**Short exercise:** Leave out every picture. Copy exactly the lines from the one holding "Give me the Plotly source for this chart." through the one holding "depths = list(range(7, 70))".

[Entries with chart source code]
▼

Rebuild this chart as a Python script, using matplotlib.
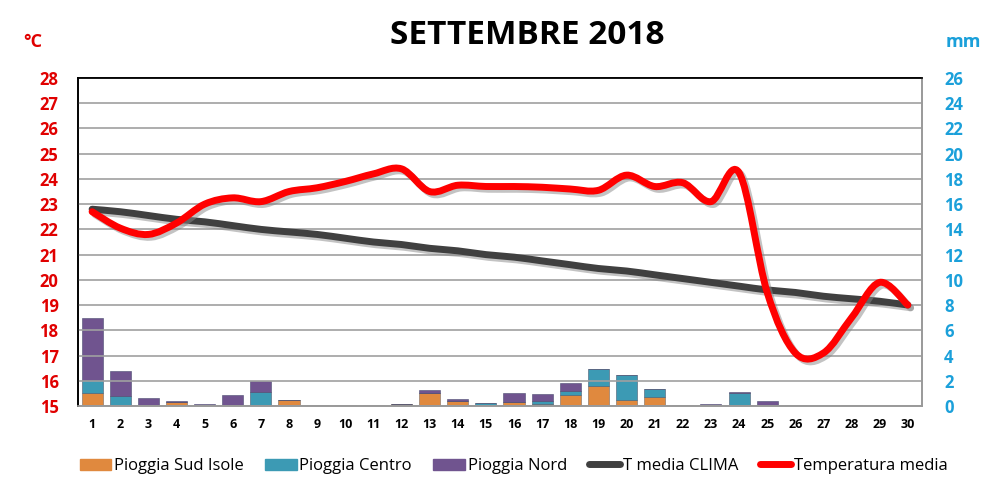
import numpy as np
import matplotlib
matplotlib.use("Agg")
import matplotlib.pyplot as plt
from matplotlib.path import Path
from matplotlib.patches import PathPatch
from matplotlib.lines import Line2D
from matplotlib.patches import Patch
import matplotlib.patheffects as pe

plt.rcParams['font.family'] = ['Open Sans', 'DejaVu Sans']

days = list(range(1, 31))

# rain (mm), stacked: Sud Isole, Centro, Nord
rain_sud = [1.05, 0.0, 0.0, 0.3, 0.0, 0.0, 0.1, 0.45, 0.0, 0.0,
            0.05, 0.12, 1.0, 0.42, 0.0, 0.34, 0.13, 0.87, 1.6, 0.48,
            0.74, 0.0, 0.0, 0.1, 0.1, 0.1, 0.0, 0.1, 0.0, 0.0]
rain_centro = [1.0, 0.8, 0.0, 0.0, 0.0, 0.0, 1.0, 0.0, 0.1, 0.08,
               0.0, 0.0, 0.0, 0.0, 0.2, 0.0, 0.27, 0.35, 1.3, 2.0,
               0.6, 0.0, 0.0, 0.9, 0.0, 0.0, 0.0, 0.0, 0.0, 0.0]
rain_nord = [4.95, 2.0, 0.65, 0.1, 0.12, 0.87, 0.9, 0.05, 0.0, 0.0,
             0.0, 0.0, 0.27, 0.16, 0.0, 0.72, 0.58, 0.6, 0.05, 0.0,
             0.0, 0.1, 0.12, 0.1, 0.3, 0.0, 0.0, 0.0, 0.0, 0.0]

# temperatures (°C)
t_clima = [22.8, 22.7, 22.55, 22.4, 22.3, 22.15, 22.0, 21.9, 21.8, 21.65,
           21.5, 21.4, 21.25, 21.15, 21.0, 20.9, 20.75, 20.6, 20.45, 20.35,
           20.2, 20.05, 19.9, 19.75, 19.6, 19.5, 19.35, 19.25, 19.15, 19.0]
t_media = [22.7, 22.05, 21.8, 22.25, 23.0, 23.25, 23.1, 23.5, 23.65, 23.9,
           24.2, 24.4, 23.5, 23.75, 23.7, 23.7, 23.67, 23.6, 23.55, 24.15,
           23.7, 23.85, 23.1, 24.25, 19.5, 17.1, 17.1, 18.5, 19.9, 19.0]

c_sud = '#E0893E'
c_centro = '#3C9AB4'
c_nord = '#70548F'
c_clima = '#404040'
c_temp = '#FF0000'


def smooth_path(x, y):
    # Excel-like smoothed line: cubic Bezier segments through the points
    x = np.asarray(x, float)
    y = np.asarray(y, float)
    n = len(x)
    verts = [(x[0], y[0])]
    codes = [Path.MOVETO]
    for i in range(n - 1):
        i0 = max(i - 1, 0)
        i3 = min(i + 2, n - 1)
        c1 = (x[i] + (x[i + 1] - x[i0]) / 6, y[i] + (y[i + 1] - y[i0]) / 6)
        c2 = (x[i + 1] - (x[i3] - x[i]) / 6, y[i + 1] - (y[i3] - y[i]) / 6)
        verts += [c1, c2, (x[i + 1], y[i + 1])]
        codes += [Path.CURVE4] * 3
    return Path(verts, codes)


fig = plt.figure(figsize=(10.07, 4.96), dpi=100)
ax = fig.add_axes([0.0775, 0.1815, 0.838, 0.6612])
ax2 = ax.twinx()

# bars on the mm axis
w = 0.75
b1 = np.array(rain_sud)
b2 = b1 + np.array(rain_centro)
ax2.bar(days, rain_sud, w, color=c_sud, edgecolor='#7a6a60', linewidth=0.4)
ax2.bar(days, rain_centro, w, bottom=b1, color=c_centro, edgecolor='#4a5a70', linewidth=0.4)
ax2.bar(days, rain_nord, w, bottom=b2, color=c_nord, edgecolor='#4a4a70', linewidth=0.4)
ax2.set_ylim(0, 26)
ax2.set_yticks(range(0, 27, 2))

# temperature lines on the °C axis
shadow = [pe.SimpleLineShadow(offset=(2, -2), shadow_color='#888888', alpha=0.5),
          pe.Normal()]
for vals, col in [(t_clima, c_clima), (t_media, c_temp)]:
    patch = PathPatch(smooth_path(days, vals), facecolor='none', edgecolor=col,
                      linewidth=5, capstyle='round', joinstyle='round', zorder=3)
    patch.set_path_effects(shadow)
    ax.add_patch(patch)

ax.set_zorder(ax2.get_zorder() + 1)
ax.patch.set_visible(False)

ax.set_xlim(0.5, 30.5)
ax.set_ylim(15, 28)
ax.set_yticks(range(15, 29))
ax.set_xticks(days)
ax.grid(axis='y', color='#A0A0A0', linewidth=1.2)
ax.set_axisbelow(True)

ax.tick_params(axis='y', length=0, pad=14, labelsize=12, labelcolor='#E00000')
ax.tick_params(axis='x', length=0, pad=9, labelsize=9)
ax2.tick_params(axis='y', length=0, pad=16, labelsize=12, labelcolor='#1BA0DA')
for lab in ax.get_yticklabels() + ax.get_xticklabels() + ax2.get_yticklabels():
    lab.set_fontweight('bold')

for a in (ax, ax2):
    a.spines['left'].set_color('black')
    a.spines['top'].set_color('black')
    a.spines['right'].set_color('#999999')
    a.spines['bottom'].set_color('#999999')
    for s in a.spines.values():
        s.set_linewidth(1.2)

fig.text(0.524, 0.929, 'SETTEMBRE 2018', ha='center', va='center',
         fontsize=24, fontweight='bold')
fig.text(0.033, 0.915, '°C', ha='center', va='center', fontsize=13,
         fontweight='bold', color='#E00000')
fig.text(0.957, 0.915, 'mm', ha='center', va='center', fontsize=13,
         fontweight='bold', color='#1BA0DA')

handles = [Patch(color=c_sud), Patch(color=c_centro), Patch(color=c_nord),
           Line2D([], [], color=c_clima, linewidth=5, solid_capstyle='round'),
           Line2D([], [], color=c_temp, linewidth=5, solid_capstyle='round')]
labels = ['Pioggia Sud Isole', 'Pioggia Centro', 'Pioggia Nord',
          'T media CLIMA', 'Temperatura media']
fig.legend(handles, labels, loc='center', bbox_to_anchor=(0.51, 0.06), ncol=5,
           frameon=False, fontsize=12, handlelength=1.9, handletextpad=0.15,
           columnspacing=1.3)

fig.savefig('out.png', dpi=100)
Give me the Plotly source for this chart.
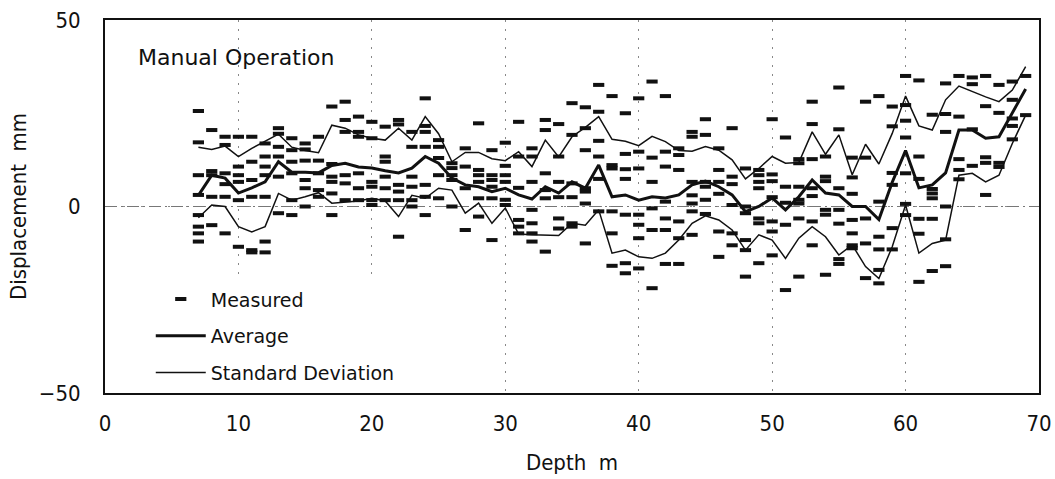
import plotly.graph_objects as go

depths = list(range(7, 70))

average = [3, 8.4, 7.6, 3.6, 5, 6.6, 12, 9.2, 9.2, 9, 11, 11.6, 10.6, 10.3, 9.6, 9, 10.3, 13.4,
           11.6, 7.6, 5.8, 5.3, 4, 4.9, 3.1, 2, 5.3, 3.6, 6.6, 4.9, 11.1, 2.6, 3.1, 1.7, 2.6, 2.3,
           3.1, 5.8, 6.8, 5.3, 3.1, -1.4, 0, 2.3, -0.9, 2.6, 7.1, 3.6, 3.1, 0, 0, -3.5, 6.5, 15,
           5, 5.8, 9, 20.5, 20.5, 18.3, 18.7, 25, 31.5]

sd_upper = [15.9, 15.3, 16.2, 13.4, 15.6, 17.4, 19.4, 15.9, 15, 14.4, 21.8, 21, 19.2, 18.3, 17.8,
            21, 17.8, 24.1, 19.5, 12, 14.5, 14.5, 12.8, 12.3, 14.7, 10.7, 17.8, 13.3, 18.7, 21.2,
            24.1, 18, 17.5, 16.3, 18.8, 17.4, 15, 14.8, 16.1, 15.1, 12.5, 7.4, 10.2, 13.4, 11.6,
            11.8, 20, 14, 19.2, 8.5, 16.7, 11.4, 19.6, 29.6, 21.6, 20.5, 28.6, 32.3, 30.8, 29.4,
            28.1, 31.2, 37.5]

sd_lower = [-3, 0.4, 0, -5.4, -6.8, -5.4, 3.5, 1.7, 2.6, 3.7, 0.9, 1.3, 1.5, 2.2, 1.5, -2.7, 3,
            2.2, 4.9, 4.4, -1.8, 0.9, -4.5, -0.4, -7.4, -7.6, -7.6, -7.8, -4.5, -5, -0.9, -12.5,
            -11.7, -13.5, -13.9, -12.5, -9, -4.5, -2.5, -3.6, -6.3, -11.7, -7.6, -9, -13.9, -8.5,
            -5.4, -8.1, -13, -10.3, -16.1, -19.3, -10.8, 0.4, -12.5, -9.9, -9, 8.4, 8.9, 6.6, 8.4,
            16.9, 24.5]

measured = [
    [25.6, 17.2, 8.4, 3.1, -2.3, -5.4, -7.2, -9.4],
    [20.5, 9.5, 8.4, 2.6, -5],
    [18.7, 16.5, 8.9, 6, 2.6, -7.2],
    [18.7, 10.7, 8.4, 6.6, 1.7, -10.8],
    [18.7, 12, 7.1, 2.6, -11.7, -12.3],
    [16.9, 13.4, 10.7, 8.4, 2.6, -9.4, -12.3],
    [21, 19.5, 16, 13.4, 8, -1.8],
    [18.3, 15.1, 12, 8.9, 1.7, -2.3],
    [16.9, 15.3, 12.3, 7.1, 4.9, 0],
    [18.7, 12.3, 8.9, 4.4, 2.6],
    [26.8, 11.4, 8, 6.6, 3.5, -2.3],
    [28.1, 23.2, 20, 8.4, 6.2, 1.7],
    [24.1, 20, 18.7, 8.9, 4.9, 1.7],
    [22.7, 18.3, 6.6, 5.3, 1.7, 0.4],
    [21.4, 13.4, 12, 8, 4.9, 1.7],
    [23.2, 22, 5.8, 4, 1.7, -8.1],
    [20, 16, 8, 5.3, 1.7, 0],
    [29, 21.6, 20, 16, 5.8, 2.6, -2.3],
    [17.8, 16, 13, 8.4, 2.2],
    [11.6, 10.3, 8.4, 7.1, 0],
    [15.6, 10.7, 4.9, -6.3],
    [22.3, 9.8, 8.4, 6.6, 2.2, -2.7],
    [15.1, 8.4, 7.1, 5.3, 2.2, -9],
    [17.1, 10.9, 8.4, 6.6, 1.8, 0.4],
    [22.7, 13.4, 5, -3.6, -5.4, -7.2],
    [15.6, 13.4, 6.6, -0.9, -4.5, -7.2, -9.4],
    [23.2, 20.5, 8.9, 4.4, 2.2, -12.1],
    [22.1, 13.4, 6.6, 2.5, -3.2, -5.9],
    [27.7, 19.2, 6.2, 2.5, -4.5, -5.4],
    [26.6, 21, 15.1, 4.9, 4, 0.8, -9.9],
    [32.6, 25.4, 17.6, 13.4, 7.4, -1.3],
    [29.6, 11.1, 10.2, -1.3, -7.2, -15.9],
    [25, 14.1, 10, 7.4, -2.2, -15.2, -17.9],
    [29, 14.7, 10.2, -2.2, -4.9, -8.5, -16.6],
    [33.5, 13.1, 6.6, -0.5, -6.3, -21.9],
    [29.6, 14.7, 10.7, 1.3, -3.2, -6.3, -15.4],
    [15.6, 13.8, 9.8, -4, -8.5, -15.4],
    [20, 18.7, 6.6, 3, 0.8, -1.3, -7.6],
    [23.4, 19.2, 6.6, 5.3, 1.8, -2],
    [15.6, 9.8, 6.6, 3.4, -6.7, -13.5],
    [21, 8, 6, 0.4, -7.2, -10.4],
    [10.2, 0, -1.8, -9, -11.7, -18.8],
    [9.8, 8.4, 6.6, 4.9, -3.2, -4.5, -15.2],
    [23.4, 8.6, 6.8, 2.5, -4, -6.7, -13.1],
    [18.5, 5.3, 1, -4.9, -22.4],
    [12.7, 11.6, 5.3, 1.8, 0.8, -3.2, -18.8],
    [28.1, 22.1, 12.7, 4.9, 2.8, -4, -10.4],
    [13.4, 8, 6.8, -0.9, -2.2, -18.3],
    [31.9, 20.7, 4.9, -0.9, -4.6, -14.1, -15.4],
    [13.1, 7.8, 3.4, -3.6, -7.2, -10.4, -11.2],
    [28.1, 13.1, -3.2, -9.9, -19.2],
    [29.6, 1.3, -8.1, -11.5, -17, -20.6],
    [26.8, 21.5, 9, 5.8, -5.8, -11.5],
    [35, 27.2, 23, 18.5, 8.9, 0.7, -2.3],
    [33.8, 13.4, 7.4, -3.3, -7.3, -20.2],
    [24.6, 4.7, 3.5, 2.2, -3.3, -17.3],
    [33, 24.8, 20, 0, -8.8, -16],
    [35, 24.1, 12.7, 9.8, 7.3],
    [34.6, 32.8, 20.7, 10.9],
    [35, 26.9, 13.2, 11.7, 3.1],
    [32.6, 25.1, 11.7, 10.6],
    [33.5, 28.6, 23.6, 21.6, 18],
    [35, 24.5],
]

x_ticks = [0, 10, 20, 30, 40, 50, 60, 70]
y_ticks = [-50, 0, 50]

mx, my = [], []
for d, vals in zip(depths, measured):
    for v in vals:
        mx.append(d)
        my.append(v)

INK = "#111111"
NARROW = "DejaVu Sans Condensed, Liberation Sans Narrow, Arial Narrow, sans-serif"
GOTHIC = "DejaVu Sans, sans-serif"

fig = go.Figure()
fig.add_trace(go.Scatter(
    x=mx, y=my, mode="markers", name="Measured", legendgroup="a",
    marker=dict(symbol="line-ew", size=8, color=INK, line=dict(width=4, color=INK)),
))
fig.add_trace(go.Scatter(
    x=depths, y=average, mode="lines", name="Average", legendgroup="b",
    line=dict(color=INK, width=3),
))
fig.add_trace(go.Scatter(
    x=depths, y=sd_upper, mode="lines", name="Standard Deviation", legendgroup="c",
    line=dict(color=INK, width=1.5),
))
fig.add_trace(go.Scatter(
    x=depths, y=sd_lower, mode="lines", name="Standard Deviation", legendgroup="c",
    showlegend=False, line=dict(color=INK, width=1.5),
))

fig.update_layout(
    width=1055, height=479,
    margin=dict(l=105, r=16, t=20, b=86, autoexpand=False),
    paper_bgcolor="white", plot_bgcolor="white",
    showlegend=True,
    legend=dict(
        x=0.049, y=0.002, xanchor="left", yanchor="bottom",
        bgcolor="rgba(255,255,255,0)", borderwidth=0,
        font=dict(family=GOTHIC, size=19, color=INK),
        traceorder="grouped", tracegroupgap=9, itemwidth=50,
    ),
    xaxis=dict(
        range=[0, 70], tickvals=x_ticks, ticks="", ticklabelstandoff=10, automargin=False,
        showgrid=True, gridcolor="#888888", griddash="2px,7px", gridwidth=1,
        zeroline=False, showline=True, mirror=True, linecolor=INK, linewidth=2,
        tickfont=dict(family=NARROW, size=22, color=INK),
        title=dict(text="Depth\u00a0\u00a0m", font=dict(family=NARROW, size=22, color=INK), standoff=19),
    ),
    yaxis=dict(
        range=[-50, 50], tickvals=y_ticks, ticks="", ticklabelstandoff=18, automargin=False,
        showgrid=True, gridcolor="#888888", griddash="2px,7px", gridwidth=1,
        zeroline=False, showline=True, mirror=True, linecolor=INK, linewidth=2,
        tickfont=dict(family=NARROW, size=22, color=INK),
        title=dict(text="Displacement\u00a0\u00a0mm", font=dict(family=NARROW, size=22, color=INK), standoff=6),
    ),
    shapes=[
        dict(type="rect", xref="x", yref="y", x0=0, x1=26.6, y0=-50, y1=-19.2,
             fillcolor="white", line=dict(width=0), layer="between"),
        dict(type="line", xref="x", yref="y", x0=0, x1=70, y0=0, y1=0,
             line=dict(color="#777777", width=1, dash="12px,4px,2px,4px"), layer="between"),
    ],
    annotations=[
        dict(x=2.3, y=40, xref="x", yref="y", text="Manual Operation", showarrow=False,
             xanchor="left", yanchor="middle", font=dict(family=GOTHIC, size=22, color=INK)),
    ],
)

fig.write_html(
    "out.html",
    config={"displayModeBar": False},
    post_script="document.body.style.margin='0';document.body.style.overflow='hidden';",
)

▲

**Complete response:**
Give me the Plotly source for this chart.
import plotly.graph_objects as go

depths = list(range(7, 70))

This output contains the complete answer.